[WHAT YOU WILL DO]: Copy the listing verbatim, excluding any images found in it.

** Begin **

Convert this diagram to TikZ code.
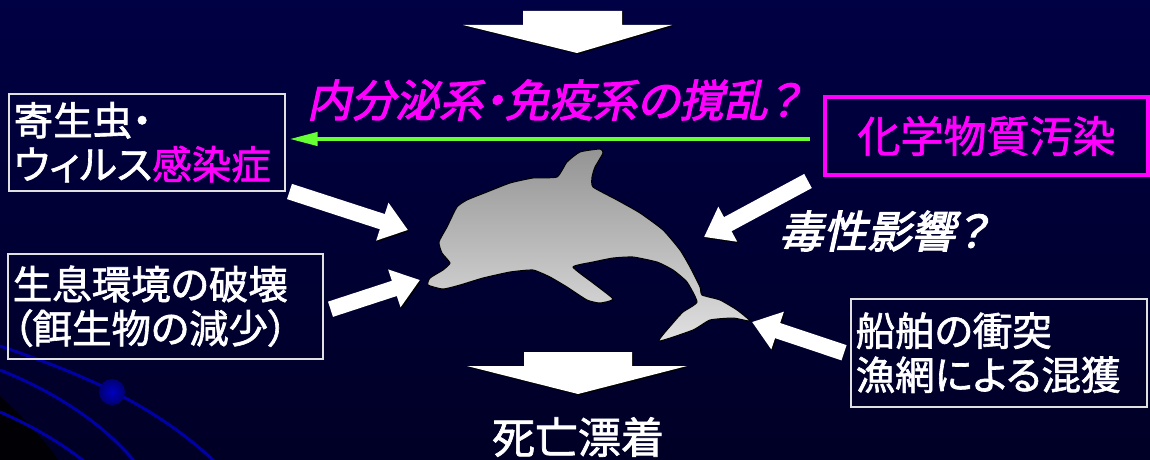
\documentclass[tikz,border=0pt]{standalone}
\usepackage{fontspec}
\newfontfamily\jpfont[RawFeature=+palt,FakeBold=1.6]{Noto Sans CJK JP}
\newfontfamily\jpslant[RawFeature=+palt,FakeSlant=0.22,FakeBold=2.6]{Noto Sans CJK JP}
\usepackage{tikz}
\usetikzlibrary{calc}
\usetikzlibrary{positioning}
\usetikzlibrary{arrows.meta}

\definecolor{seatop}{RGB}{0,0,68}
\definecolor{seabottom}{RGB}{0,0,38}
\definecolor{magentaink}{RGB}{255,0,255}
\definecolor{limegreen}{RGB}{102,255,51}
\definecolor{swirlblue}{RGB}{0,0,165}
\definecolor{finshade}{gray}{0.58}
\definecolor{bellyshade}{gray}{0.88}

\tikzset{
  infobox/.style={draw=white!88!black, line width=1.5pt, text=white, anchor=north west,
    align=left, inner xsep=5pt, font=\jpfont\fontsize{39.5}{44}\selectfont},
  blockarrow/.style={draw=white, line width=16pt, -{Triangle[length=27pt,width=38pt]},
    preaction={draw=black, transform canvas={shift={(1.2,1.2)}}}},
  shadowed/.style={preaction={fill=black, transform canvas={shift={(1.2,1.2)}}}},
}

\begin{document}
\begin{tikzpicture}[x=1pt,y=-1pt]
\useasboundingbox (0,0) rectangle (1150,460);

% --- SEA BACKGROUND ---
\shade[top color=seatop, bottom color=seabottom] (0,0) rectangle (1150,460);
\fill[black, opacity=0.85] (0,396) .. controls (25,420) and (45,440) .. (58,460) -- (0,460) -- cycle;
\draw[swirlblue, line width=3pt] (0,346) .. controls (70,370) and (150,400) .. (215,462);
\draw[swirlblue, line width=3pt] (0,370) .. controls (50,390) and (100,420) .. (135,462);
\draw[swirlblue, line width=3pt] (0,412) .. controls (30,425) and (60,442) .. (85,462);
\shade[inner color=blue!75!black, outer color=swirlblue!70!black] (112,392) circle (13);

% --- DOLPHIN ---
\shadedraw[top color=finshade, bottom color=bellyshade, draw=black, line width=1pt]
  plot [smooth cycle, tension=0.3] coordinates {
    (557,177) (567,162) (580,152) (600,149) (603,153) (595,167) (592,177) (593,187)
    (617,200) (640,213) (663,230) (680,250) (690,267) (700,287) (702,295)
    (720,300) (737,310) (750,321) (733,318) (710,320) (693,330) (659,341)
    (673,323) (683,312) (697,302) (687,282) (673,270) (657,262) (633,257)
    (613,258) (593,262) (573,267) (593,283) (613,299) (600,303) (587,300)
    (567,287) (550,277) (533,270) (510,272) (483,278) (460,285) (443,289)
    (428,285) (430,278) (443,270) (450,263) (442,253) (439,242) (447,227)
    (457,207) (467,200) (487,192) (510,183) (533,178)};
\coordinate (headtop) at (408,230);
\coordinate (snout) at (420,280);
\coordinate (back) at (704,237);
\coordinate (fluke) at (752,322);

% --- TOP AND BOTTOM FLOW ---
\fill[white, shadowed] (523,11) -- (622,11) -- (622,25) -- (672,25) -- (577,53)
  -- (463,25) -- (523,25) -- cycle;
\fill[white, shadowed] (524,352) -- (632,352) -- (632,366) -- (687,366) -- (578,394)
  -- (467,366) -- (524,366) -- cycle;
\node[text=white, font=\jpfont\fontsize{43}{48}\selectfont] (stranding) at (578,437) {死亡漂着};

% --- CAUSES ---
\node[infobox, text width=266pt, minimum height=97pt] (parasite) at (8,93)
  {寄生虫・\\ウィルス\textcolor{magentaink}{感染症}};
\node[infobox, text width=305pt, minimum height=105pt] (habitat) at (7,253)
  {生息環境の破壊\\（餌生物の減少）};
\node[infobox, text width=286pt, minimum height=108pt] (collision) at (850,298)
  {船舶の衝突\\漁網による混獲};
\node[draw=magentaink, line width=4pt, anchor=north west, minimum width=323pt, minimum height=78pt,
  text=magentaink, font=\jpfont\fontsize{43}{48}\selectfont] (chemical) at (823,95) {化学物質汚染};

\node[text=magentaink, font=\jpslant\fontsize{44}{48}\selectfont] (disrupt) at (553,100)
  {内分泌系・免疫系の撹乱？};
\node[text=white, font=\jpslant\fontsize{44}{48}\selectfont] (toxic) at (883,231) {毒性影響？};

% --- CONNECTORS ---
\draw[limegreen, line width=4pt, -{Triangle[length=28pt,width=13pt]}]
  ([xshift=-13pt,yshift=-3pt]chemical.west) -- ([xshift=4pt,yshift=-3pt]chemical.west -| parasite.east);
\draw[blockarrow] ([xshift=4pt]parasite.south east) -- (headtop);
\draw[blockarrow] ([xshift=7pt,yshift=-3pt]habitat.east) -- (snout);
\draw[blockarrow] ([xshift=-15pt,yshift=-4pt]chemical.south west) -- (back);
\draw[blockarrow] ([xshift=-6pt]collision.west) -- (fluke);
\end{tikzpicture}
\end{document}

** End **

[RESULT]:
Convert this diagram to TikZ code.
\documentclass[tikz,border=0pt]{standalone}
\usepackage{fontspec}
\newfontfamily\jpfont[RawFeature=+palt,FakeBold=1.6]{Noto Sans CJK JP}
\newfontfamily\jpslant[RawFeature=+palt,FakeSlant=0.22,FakeBold=2.6]{Noto Sans CJK JP}
\usepackage{tikz}
\usetikzlibrary{calc}
\usetikzlibrary{positioning}
\usetikzlibrary{arrows.meta}

\definecolor{seatop}{RGB}{0,0,68}
\definecolor{seabottom}{RGB}{0,0,38}
\definecolor{magentaink}{RGB}{255,0,255}
\definecolor{limegreen}{RGB}{102,255,51}
\definecolor{swirlblue}{RGB}{0,0,165}
\definecolor{finshade}{gray}{0.58}
\definecolor{bellyshade}{gray}{0.88}

\tikzset{
  infobox/.style={draw=white!88!black, line width=1.5pt, text=white, anchor=north west,
    align=left, inner xsep=5pt, font=\jpfont\fontsize{39.5}{44}\selectfont},
  blockarrow/.style={draw=white, line width=16pt, -{Triangle[length=27pt,width=38pt]},
    preaction={draw=black, transform canvas={shift={(1.2,1.2)}}}},
  shadowed/.style={preaction={fill=black, transform canvas={shift={(1.2,1.2)}}}},
}

\begin{document}
\begin{tikzpicture}[x=1pt,y=-1pt]
\useasboundingbox (0,0) rectangle (1150,460);

% --- SEA BACKGROUND ---
\shade[top color=seatop, bottom color=seabottom] (0,0) rectangle (1150,460);
\fill[black, opacity=0.85] (0,396) .. controls (25,420) and (45,440) .. (58,460) -- (0,460) -- cycle;
\draw[swirlblue, line width=3pt] (0,346) .. controls (70,370) and (150,400) .. (215,462);
\draw[swirlblue, line width=3pt] (0,370) .. controls (50,390) and (100,420) .. (135,462);
\draw[swirlblue, line width=3pt] (0,412) .. controls (30,425) and (60,442) .. (85,462);
\shade[inner color=blue!75!black, outer color=swirlblue!70!black] (112,392) circle (13);

% --- DOLPHIN ---
\shadedraw[top color=finshade, bottom color=bellyshade, draw=black, line width=1pt]
  plot [smooth cycle, tension=0.3] coordinates {
    (557,177) (567,162) (580,152) (600,149) (603,153) (595,167) (592,177) (593,187)
    (617,200) (640,213) (663,230) (680,250) (690,267) (700,287) (702,295)
    (720,300) (737,310) (750,321) (733,318) (710,320) (693,330) (659,341)
    (673,323) (683,312) (697,302) (687,282) (673,270) (657,262) (633,257)
    (613,258) (593,262) (573,267) (593,283) (613,299) (600,303) (587,300)
    (567,287) (550,277) (533,270) (510,272) (483,278) (460,285) (443,289)
    (428,285) (430,278) (443,270) (450,263) (442,253) (439,242) (447,227)
    (457,207) (467,200) (487,192) (510,183) (533,178)};
\coordinate (headtop) at (408,230);
\coordinate (snout) at (420,280);
\coordinate (back) at (704,237);
\coordinate (fluke) at (752,322);

% --- TOP AND BOTTOM FLOW ---
\fill[white, shadowed] (523,11) -- (622,11) -- (622,25) -- (672,25) -- (577,53)
  -- (463,25) -- (523,25) -- cycle;
\fill[white, shadowed] (524,352) -- (632,352) -- (632,366) -- (687,366) -- (578,394)
  -- (467,366) -- (524,366) -- cycle;
\node[text=white, font=\jpfont\fontsize{43}{48}\selectfont] (stranding) at (578,437) {死亡漂着};

% --- CAUSES ---
\node[infobox, text width=266pt, minimum height=97pt] (parasite) at (8,93)
  {寄生虫・\\ウィルス\textcolor{magentaink}{感染症}};
\node[infobox, text width=305pt, minimum height=105pt] (habitat) at (7,253)
  {生息環境の破壊\\（餌生物の減少）};
\node[infobox, text width=286pt, minimum height=108pt] (collision) at (850,298)
  {船舶の衝突\\漁網による混獲};
\node[draw=magentaink, line width=4pt, anchor=north west, minimum width=323pt, minimum height=78pt,
  text=magentaink, font=\jpfont\fontsize{43}{48}\selectfont] (chemical) at (823,95) {化学物質汚染};

\node[text=magentaink, font=\jpslant\fontsize{44}{48}\selectfont] (disrupt) at (553,100)
  {内分泌系・免疫系の撹乱？};
\node[text=white, font=\jpslant\fontsize{44}{48}\selectfont] (toxic) at (883,231) {毒性影響？};

% --- CONNECTORS ---
\draw[limegreen, line width=4pt, -{Triangle[length=28pt,width=13pt]}]
  ([xshift=-13pt,yshift=-3pt]chemical.west) -- ([xshift=4pt,yshift=-3pt]chemical.west -| parasite.east);
\draw[blockarrow] ([xshift=4pt]parasite.south east) -- (headtop);
\draw[blockarrow] ([xshift=7pt,yshift=-3pt]habitat.east) -- (snout);
\draw[blockarrow] ([xshift=-15pt,yshift=-4pt]chemical.south west) -- (back);
\draw[blockarrow] ([xshift=-6pt]collision.west) -- (fluke);
\end{tikzpicture}
\end{document}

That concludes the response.